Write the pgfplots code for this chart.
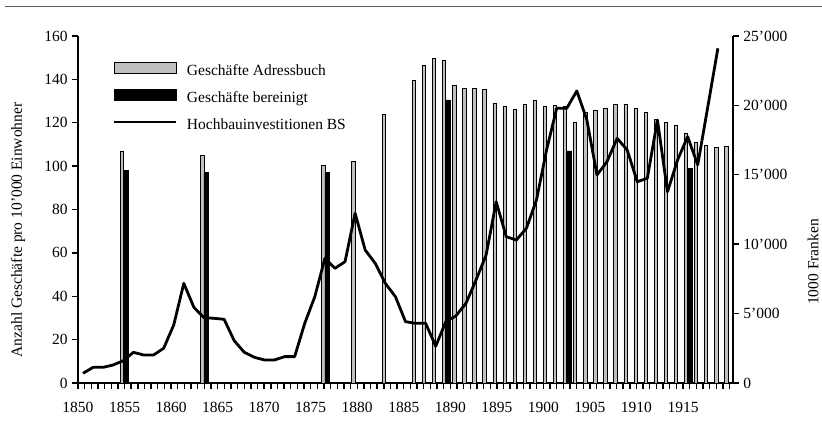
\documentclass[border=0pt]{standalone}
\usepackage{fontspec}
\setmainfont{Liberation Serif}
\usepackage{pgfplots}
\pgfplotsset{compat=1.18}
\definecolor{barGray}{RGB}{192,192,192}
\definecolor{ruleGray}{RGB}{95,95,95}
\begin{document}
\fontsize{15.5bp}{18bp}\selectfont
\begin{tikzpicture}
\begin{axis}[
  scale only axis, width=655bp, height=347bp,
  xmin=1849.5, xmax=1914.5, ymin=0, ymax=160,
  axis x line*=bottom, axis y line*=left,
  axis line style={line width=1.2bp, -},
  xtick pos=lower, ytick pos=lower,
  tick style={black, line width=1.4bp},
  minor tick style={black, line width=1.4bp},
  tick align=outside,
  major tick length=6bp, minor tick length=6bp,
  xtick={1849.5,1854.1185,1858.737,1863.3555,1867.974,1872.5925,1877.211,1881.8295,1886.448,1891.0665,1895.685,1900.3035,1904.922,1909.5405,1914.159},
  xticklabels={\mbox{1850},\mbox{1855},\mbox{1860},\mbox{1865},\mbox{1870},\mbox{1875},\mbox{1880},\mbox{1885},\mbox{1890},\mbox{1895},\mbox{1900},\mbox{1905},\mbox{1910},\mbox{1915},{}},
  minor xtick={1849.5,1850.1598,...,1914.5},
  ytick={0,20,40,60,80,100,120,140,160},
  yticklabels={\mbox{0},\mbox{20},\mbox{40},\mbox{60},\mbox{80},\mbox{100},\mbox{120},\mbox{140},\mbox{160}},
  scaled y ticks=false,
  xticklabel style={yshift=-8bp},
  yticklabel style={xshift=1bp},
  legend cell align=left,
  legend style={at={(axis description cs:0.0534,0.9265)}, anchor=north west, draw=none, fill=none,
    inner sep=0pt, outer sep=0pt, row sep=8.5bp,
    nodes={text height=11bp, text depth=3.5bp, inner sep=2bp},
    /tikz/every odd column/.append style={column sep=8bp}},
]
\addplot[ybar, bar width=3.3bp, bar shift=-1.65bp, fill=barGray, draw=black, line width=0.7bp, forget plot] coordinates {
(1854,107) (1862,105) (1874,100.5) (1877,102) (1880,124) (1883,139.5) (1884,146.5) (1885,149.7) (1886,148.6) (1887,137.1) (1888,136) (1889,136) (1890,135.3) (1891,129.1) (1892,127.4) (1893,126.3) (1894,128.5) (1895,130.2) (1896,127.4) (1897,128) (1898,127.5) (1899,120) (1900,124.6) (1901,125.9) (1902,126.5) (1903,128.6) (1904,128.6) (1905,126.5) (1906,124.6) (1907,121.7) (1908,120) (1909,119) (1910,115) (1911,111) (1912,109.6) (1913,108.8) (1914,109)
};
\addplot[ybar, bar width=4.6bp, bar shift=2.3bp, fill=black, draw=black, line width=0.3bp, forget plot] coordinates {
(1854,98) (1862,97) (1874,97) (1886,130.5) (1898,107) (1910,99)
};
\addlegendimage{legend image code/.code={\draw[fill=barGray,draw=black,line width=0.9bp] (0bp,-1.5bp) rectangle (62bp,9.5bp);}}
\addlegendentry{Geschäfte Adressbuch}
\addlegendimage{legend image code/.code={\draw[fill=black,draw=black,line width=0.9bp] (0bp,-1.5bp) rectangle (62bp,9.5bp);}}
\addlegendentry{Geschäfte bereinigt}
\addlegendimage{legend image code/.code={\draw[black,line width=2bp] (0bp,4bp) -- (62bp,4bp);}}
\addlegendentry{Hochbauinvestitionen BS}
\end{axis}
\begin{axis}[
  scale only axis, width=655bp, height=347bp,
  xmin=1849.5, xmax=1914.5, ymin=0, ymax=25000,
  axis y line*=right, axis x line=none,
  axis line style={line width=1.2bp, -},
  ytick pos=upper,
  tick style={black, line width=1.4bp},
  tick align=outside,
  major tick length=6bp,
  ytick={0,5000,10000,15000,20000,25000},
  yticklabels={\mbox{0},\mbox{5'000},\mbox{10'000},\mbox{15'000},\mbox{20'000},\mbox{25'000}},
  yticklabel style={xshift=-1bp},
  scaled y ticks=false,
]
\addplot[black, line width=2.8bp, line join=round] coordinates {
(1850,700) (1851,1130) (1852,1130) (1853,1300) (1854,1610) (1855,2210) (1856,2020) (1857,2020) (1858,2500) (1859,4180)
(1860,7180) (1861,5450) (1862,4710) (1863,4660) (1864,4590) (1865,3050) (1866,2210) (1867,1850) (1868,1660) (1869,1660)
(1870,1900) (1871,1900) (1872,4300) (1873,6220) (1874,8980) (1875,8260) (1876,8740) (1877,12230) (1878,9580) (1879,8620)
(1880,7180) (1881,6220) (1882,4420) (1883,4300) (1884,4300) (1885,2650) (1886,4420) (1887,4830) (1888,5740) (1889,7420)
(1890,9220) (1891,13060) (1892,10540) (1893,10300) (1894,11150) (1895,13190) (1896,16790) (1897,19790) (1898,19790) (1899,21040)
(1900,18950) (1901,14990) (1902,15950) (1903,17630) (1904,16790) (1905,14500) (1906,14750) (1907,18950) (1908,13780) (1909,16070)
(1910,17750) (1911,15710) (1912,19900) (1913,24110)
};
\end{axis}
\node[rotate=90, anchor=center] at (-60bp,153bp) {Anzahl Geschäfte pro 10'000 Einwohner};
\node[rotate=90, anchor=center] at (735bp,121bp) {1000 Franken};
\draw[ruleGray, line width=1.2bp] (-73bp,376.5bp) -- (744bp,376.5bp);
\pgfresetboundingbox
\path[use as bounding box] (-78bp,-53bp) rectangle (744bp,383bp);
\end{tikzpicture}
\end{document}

■ **Problem to work on**
Transcribe each line above verbatim, with the pictures left out.

■ **The output**
Write the pgfplots code for this chart.
\documentclass[border=0pt]{standalone}
\usepackage{fontspec}
\setmainfont{Liberation Serif}
\usepackage{pgfplots}
\pgfplotsset{compat=1.18}
\definecolor{barGray}{RGB}{192,192,192}
\definecolor{ruleGray}{RGB}{95,95,95}
\begin{document}
\fontsize{15.5bp}{18bp}\selectfont
\begin{tikzpicture}
\begin{axis}[
  scale only axis, width=655bp, height=347bp,
  xmin=1849.5, xmax=1914.5, ymin=0, ymax=160,
  axis x line*=bottom, axis y line*=left,
  axis line style={line width=1.2bp, -},
  xtick pos=lower, ytick pos=lower,
  tick style={black, line width=1.4bp},
  minor tick style={black, line width=1.4bp},
  tick align=outside,
  major tick length=6bp, minor tick length=6bp,
  xtick={1849.5,1854.1185,1858.737,1863.3555,1867.974,1872.5925,1877.211,1881.8295,1886.448,1891.0665,1895.685,1900.3035,1904.922,1909.5405,1914.159},
  xticklabels={\mbox{1850},\mbox{1855},\mbox{1860},\mbox{1865},\mbox{1870},\mbox{1875},\mbox{1880},\mbox{1885},\mbox{1890},\mbox{1895},\mbox{1900},\mbox{1905},\mbox{1910},\mbox{1915},{}},
  minor xtick={1849.5,1850.1598,...,1914.5},
  ytick={0,20,40,60,80,100,120,140,160},
  yticklabels={\mbox{0},\mbox{20},\mbox{40},\mbox{60},\mbox{80},\mbox{100},\mbox{120},\mbox{140},\mbox{160}},
  scaled y ticks=false,
  xticklabel style={yshift=-8bp},
  yticklabel style={xshift=1bp},
  legend cell align=left,
  legend style={at={(axis description cs:0.0534,0.9265)}, anchor=north west, draw=none, fill=none,
    inner sep=0pt, outer sep=0pt, row sep=8.5bp,
    nodes={text height=11bp, text depth=3.5bp, inner sep=2bp},
    /tikz/every odd column/.append style={column sep=8bp}},
]
\addplot[ybar, bar width=3.3bp, bar shift=-1.65bp, fill=barGray, draw=black, line width=0.7bp, forget plot] coordinates {
(1854,107) (1862,105) (1874,100.5) (1877,102) (1880,124) (1883,139.5) (1884,146.5) (1885,149.7) (1886,148.6) (1887,137.1) (1888,136) (1889,136) (1890,135.3) (1891,129.1) (1892,127.4) (1893,126.3) (1894,128.5) (1895,130.2) (1896,127.4) (1897,128) (1898,127.5) (1899,120) (1900,124.6) (1901,125.9) (1902,126.5) (1903,128.6) (1904,128.6) (1905,126.5) (1906,124.6) (1907,121.7) (1908,120) (1909,119) (1910,115) (1911,111) (1912,109.6) (1913,108.8) (1914,109)
};
\addplot[ybar, bar width=4.6bp, bar shift=2.3bp, fill=black, draw=black, line width=0.3bp, forget plot] coordinates {
(1854,98) (1862,97) (1874,97) (1886,130.5) (1898,107) (1910,99)
};
\addlegendimage{legend image code/.code={\draw[fill=barGray,draw=black,line width=0.9bp] (0bp,-1.5bp) rectangle (62bp,9.5bp);}}
\addlegendentry{Geschäfte Adressbuch}
\addlegendimage{legend image code/.code={\draw[fill=black,draw=black,line width=0.9bp] (0bp,-1.5bp) rectangle (62bp,9.5bp);}}
\addlegendentry{Geschäfte bereinigt}
\addlegendimage{legend image code/.code={\draw[black,line width=2bp] (0bp,4bp) -- (62bp,4bp);}}
\addlegendentry{Hochbauinvestitionen BS}
\end{axis}
\begin{axis}[
  scale only axis, width=655bp, height=347bp,
  xmin=1849.5, xmax=1914.5, ymin=0, ymax=25000,
  axis y line*=right, axis x line=none,
  axis line style={line width=1.2bp, -},
  ytick pos=upper,
  tick style={black, line width=1.4bp},
  tick align=outside,
  major tick length=6bp,
  ytick={0,5000,10000,15000,20000,25000},
  yticklabels={\mbox{0},\mbox{5'000},\mbox{10'000},\mbox{15'000},\mbox{20'000},\mbox{25'000}},
  yticklabel style={xshift=-1bp},
  scaled y ticks=false,
]
\addplot[black, line width=2.8bp, line join=round] coordinates {
(1850,700) (1851,1130) (1852,1130) (1853,1300) (1854,1610) (1855,2210) (1856,2020) (1857,2020) (1858,2500) (1859,4180)
(1860,7180) (1861,5450) (1862,4710) (1863,4660) (1864,4590) (1865,3050) (1866,2210) (1867,1850) (1868,1660) (1869,1660)
(1870,1900) (1871,1900) (1872,4300) (1873,6220) (1874,8980) (1875,8260) (1876,8740) (1877,12230) (1878,9580) (1879,8620)
(1880,7180) (1881,6220) (1882,4420) (1883,4300) (1884,4300) (1885,2650) (1886,4420) (1887,4830) (1888,5740) (1889,7420)
(1890,9220) (1891,13060) (1892,10540) (1893,10300) (1894,11150) (1895,13190) (1896,16790) (1897,19790) (1898,19790) (1899,21040)
(1900,18950) (1901,14990) (1902,15950) (1903,17630) (1904,16790) (1905,14500) (1906,14750) (1907,18950) (1908,13780) (1909,16070)
(1910,17750) (1911,15710) (1912,19900) (1913,24110)
};
\end{axis}
\node[rotate=90, anchor=center] at (-60bp,153bp) {Anzahl Geschäfte pro 10'000 Einwohner};
\node[rotate=90, anchor=center] at (735bp,121bp) {1000 Franken};
\draw[ruleGray, line width=1.2bp] (-73bp,376.5bp) -- (744bp,376.5bp);
\pgfresetboundingbox
\path[use as bounding box] (-78bp,-53bp) rectangle (744bp,383bp);
\end{tikzpicture}
\end{document}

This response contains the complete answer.